* What to work on:
Extract only the first line of the listing and every line after it up to and including the one with "const epochTicks = [10, 20];". Omit the pictures.

* Available data:

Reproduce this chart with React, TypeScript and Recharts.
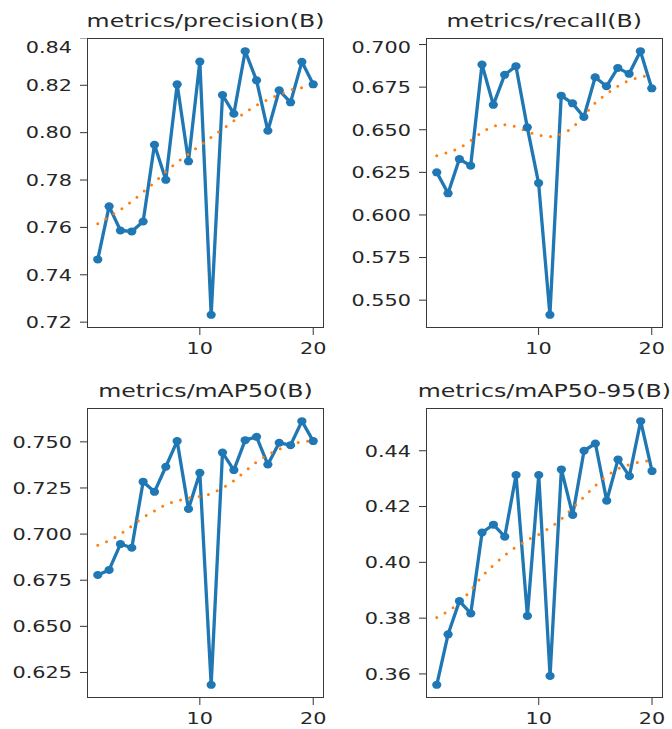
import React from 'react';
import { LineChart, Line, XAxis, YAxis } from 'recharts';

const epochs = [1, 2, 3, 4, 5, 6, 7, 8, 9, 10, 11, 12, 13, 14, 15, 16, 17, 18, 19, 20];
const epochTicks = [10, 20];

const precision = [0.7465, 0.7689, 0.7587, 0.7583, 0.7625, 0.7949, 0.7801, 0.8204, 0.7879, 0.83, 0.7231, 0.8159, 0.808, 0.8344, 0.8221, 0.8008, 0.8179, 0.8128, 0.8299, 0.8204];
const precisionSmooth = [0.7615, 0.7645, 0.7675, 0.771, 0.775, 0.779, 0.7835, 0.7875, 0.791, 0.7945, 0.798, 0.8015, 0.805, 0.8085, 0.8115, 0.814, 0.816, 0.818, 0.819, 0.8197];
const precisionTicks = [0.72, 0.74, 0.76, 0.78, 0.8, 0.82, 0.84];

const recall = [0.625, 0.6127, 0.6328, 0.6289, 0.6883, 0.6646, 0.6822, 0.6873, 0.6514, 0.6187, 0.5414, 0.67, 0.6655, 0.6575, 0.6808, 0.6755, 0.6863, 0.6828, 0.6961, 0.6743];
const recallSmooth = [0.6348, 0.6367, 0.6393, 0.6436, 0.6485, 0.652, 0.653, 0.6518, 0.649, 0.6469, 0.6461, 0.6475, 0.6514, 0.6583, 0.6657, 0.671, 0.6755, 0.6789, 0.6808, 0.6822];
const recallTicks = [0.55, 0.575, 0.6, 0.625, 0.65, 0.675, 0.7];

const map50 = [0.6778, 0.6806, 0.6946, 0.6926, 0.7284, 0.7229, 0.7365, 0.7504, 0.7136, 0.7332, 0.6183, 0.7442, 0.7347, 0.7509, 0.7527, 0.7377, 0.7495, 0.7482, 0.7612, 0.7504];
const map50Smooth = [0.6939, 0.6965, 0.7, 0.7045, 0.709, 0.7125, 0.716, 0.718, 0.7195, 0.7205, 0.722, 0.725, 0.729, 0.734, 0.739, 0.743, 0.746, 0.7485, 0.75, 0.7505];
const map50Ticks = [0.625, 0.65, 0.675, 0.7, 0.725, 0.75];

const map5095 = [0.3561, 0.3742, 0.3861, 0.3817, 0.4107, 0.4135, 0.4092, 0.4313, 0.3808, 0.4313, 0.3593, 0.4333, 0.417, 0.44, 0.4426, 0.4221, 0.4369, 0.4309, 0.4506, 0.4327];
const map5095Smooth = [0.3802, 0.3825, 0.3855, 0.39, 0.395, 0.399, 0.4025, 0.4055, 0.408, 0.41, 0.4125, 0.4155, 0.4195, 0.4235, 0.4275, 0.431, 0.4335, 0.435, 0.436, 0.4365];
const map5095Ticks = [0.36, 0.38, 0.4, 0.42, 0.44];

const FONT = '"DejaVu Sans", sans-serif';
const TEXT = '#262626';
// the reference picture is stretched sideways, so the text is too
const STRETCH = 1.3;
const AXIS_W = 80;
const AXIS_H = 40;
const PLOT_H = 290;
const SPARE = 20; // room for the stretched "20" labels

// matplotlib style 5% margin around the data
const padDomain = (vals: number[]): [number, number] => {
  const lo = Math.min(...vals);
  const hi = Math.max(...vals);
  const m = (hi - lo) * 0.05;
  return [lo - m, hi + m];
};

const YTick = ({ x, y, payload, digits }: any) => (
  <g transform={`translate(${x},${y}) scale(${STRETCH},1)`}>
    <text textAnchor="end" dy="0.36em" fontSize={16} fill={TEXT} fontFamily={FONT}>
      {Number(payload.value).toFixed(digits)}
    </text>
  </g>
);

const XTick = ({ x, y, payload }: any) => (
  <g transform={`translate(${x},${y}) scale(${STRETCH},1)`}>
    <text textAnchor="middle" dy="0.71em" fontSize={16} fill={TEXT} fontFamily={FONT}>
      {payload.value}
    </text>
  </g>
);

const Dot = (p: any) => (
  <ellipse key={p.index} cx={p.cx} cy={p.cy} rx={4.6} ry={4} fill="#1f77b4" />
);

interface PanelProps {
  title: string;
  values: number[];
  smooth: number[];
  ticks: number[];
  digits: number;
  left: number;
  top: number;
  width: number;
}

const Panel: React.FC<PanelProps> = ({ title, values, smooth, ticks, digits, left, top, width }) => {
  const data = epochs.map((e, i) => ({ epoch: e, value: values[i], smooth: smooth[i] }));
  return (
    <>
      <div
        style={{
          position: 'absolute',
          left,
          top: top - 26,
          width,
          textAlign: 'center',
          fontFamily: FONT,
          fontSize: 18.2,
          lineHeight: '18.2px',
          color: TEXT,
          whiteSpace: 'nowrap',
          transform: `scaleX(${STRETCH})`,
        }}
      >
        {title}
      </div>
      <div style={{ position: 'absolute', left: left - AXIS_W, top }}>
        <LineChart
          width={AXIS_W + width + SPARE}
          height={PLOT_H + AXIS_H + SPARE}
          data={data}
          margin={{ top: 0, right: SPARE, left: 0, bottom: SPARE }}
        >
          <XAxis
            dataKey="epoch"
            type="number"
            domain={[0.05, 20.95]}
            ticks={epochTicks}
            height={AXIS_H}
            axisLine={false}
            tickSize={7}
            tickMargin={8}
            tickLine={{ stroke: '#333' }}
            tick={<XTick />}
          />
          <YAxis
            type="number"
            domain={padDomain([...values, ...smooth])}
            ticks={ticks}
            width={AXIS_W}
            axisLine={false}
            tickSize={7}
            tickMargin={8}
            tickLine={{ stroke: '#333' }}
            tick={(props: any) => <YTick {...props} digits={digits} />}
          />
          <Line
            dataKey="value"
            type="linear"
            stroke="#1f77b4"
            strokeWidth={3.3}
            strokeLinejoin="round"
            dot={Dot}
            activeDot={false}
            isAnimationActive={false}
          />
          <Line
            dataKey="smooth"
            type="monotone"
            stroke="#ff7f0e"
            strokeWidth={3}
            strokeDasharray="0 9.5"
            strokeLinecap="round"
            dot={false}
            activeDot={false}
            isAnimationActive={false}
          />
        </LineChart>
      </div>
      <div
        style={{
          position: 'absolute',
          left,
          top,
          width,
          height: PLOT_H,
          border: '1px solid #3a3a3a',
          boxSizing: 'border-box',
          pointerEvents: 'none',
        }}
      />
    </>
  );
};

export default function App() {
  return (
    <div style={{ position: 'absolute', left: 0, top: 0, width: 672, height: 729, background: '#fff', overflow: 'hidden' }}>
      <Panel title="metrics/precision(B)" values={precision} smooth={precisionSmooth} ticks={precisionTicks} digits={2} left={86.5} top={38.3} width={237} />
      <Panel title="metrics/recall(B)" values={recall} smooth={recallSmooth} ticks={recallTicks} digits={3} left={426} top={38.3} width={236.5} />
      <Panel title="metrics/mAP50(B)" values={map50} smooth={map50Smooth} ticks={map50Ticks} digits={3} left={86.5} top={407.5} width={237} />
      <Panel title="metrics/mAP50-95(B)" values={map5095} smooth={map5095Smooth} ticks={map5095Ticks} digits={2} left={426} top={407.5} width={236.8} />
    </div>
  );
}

* Response for this exercise:
Reproduce this chart with React, TypeScript and Recharts.
import React from 'react';
import { LineChart, Line, XAxis, YAxis } from 'recharts';

const epochs = [1, 2, 3, 4, 5, 6, 7, 8, 9, 10, 11, 12, 13, 14, 15, 16, 17, 18, 19, 20];
const epochTicks = [10, 20];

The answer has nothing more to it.